_DATA SHOWN:_
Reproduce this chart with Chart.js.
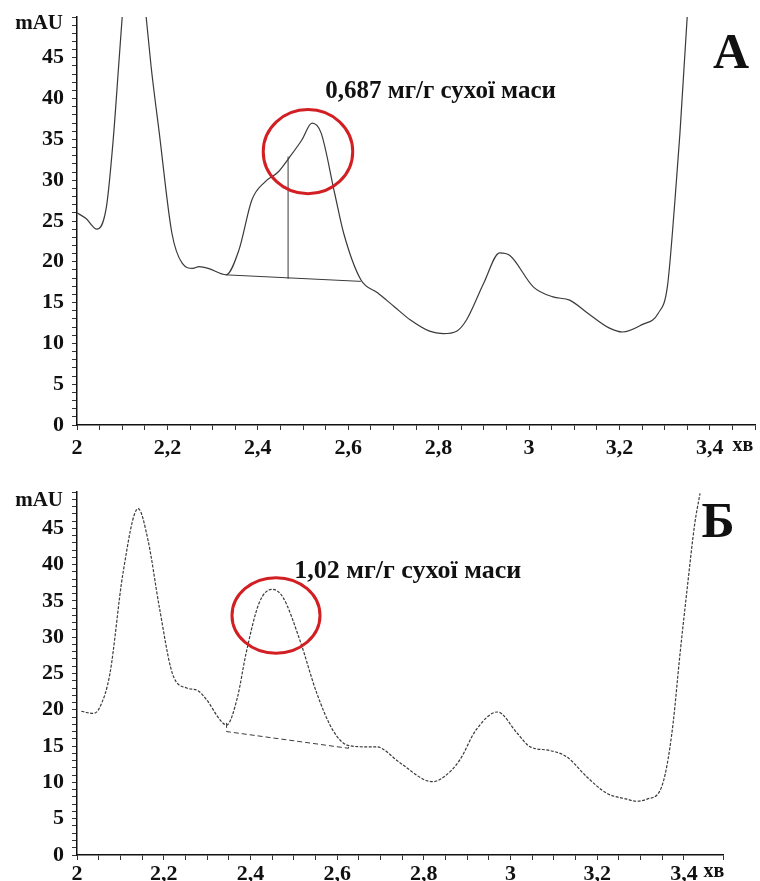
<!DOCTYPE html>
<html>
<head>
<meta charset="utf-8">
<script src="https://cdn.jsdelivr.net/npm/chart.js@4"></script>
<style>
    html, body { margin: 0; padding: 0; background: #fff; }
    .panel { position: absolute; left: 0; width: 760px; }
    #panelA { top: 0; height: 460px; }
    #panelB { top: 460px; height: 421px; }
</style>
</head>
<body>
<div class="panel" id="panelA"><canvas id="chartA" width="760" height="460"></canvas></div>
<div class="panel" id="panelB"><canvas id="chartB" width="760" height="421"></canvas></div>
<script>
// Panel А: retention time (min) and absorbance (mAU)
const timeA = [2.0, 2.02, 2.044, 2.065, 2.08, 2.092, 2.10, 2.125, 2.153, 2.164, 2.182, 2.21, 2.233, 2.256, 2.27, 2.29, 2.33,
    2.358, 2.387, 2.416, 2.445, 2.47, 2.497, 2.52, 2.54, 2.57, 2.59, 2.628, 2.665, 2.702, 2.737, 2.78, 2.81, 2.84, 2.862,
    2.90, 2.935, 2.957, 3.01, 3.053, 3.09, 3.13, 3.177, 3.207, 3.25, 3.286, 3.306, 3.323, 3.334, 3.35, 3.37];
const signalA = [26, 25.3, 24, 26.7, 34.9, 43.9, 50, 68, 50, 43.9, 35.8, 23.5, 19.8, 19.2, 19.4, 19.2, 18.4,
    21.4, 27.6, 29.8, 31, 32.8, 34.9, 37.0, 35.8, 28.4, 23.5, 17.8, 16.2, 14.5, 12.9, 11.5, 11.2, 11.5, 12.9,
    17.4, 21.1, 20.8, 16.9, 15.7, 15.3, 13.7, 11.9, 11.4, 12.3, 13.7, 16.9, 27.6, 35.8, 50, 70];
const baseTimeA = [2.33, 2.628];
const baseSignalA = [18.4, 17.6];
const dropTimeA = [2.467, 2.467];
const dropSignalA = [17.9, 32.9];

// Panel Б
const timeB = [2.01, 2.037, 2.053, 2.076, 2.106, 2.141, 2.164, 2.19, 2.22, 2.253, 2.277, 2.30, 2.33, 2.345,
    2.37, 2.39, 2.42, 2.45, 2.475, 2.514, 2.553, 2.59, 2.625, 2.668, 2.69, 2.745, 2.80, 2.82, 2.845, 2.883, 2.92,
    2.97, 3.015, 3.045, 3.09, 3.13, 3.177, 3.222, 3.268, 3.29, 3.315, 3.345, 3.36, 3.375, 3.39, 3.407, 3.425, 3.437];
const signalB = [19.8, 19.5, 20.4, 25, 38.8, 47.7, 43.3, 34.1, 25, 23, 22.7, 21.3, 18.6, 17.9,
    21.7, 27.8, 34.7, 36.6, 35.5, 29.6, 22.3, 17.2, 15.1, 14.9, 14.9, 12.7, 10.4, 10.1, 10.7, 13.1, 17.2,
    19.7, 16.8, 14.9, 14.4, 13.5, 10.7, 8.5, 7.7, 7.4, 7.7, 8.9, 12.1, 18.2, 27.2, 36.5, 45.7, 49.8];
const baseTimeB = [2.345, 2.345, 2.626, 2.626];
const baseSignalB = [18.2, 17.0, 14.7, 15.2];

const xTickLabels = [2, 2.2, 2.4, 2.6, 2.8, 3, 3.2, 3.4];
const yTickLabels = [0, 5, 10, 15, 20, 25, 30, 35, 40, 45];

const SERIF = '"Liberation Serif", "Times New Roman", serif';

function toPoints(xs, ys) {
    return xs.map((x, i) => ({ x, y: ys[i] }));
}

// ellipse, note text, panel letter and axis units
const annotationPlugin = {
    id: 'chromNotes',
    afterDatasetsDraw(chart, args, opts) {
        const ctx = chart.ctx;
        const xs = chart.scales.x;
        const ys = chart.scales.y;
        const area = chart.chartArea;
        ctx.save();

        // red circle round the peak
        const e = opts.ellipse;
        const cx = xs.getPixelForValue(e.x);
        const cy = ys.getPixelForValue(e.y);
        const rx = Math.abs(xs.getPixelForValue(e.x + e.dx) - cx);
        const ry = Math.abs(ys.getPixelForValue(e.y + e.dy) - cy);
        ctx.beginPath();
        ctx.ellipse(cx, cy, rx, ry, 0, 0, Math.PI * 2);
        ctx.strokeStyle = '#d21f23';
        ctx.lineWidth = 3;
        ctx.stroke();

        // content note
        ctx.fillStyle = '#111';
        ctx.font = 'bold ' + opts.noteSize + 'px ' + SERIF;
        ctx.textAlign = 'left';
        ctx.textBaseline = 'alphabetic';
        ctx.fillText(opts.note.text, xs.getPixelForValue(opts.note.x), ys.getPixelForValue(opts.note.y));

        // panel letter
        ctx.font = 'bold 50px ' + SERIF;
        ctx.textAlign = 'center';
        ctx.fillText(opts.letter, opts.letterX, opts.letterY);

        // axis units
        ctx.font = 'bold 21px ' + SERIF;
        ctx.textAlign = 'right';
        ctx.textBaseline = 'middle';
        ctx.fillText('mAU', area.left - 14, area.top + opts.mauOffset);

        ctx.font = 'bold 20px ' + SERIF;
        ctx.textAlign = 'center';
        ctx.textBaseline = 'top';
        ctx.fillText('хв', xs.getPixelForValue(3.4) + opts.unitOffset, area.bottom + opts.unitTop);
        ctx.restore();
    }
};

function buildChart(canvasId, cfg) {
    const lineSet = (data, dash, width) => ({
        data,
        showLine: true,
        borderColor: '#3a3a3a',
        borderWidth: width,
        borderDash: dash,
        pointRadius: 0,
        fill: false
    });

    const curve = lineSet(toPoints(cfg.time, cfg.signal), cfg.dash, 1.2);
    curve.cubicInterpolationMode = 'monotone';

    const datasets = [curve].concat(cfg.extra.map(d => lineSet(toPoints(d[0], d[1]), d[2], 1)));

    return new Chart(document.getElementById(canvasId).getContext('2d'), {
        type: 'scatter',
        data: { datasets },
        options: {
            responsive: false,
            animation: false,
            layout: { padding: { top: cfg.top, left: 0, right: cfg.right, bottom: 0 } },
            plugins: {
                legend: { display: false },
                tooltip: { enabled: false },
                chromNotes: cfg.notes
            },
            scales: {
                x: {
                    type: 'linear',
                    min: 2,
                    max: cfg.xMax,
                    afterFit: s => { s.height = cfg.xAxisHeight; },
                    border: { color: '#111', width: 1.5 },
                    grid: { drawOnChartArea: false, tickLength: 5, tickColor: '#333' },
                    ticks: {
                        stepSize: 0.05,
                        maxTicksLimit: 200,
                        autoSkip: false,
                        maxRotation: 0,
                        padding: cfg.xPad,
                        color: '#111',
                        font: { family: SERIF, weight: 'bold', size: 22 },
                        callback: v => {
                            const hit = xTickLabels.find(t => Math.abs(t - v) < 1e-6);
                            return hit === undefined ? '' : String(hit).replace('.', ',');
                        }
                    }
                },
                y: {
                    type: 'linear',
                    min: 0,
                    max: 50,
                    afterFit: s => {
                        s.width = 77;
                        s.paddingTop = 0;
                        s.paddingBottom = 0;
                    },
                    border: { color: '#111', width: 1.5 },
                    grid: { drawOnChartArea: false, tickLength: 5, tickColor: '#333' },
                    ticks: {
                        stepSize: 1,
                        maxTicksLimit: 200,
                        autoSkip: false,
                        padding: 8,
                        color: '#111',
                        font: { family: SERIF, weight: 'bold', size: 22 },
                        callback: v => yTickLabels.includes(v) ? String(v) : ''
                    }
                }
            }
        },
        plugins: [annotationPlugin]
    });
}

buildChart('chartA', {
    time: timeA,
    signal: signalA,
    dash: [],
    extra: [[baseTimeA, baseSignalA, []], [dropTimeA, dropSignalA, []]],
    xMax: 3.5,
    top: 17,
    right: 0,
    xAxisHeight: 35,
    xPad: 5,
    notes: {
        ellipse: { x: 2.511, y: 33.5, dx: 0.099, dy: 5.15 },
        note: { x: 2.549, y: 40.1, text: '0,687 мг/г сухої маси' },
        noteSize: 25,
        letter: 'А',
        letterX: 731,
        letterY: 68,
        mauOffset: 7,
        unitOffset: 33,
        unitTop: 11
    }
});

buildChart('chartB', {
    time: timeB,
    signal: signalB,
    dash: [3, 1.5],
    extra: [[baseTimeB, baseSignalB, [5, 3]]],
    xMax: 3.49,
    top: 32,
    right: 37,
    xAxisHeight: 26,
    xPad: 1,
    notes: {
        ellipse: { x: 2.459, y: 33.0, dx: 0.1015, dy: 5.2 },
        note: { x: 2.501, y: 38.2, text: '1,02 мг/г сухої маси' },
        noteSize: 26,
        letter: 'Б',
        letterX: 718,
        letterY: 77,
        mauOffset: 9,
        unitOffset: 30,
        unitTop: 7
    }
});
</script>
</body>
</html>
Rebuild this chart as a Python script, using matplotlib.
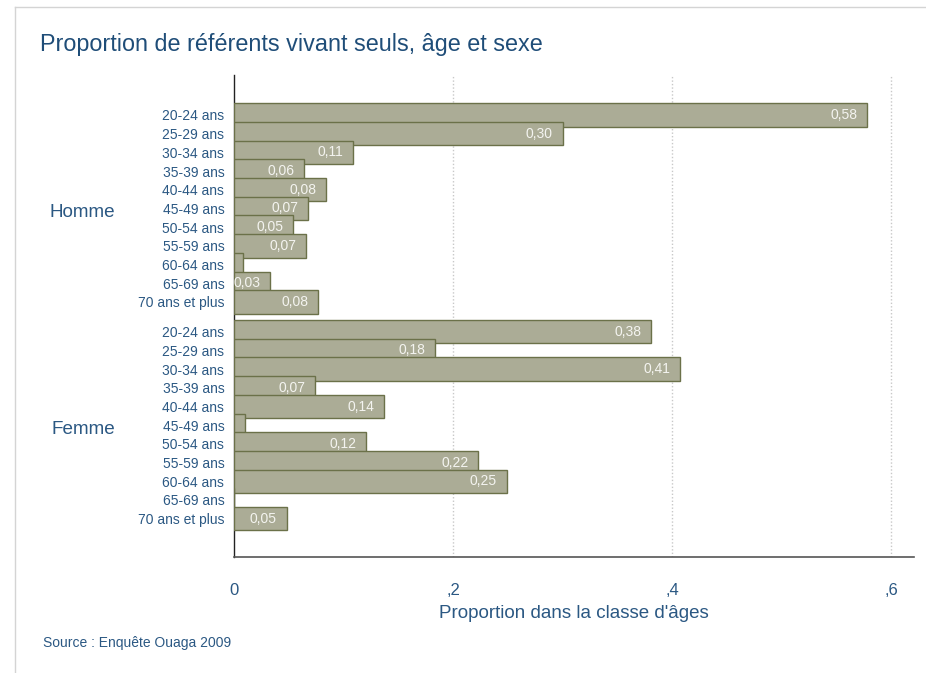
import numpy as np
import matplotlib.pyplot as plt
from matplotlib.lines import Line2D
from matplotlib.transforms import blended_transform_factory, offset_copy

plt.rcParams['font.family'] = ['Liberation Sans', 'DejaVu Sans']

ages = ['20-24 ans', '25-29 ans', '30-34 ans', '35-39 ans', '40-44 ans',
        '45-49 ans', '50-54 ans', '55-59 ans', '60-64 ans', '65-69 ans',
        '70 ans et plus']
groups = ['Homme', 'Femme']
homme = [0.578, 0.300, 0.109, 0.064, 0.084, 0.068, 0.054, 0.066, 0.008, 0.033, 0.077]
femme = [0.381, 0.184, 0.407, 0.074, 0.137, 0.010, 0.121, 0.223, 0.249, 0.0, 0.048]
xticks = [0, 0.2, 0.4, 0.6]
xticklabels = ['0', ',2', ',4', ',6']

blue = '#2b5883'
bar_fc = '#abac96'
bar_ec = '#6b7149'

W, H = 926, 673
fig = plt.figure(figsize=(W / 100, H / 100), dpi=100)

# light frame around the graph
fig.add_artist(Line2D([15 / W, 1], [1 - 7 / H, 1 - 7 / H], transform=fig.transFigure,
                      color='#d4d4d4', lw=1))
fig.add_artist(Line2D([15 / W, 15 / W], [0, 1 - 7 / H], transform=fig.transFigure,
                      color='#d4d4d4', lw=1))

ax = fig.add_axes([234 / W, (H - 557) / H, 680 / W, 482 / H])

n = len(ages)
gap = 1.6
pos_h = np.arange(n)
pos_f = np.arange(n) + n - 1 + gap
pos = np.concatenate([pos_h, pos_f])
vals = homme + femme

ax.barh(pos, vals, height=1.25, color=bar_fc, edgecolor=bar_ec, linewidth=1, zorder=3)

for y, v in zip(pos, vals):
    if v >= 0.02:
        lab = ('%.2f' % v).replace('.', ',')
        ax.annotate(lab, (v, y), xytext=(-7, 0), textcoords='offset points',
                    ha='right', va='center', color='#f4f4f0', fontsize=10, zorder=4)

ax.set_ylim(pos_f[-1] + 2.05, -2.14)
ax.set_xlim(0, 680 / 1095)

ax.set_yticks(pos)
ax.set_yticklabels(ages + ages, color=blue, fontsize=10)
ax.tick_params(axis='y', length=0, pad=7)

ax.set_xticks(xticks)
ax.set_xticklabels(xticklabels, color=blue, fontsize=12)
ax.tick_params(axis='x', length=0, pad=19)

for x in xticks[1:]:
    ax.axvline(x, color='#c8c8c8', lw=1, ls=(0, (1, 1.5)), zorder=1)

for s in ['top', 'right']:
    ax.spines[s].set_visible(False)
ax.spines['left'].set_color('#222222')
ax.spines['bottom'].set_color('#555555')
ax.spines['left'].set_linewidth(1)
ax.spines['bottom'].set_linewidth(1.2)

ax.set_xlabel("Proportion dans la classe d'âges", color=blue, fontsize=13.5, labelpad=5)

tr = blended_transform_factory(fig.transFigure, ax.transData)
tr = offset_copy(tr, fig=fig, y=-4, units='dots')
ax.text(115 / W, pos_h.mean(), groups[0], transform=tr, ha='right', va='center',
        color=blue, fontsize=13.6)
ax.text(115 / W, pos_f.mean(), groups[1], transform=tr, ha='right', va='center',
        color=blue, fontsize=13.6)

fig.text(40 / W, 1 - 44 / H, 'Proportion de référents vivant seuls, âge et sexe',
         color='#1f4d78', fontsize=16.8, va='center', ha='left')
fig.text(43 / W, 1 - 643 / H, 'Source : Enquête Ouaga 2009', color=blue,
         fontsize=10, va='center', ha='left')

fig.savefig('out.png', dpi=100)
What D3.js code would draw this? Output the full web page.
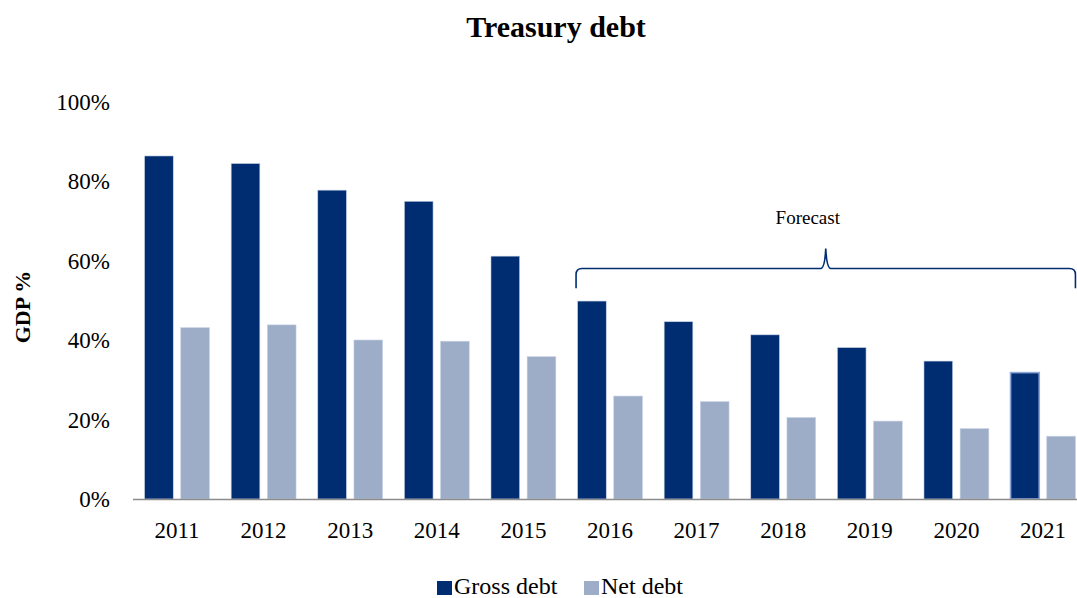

_DIRECTIVE:_ Only the lines between the line with "Rebuild this chart" and the line with "from matplotlib.transforms import", inclusive, should be reproduced, exactly as written and without pictures.

_EXPECTED ANSWER:_
Rebuild this chart as a Python script, using matplotlib.
import numpy as np
import matplotlib.pyplot as plt
from matplotlib.lines import Line2D
from matplotlib.transforms import blended_transform_factory, offset_copy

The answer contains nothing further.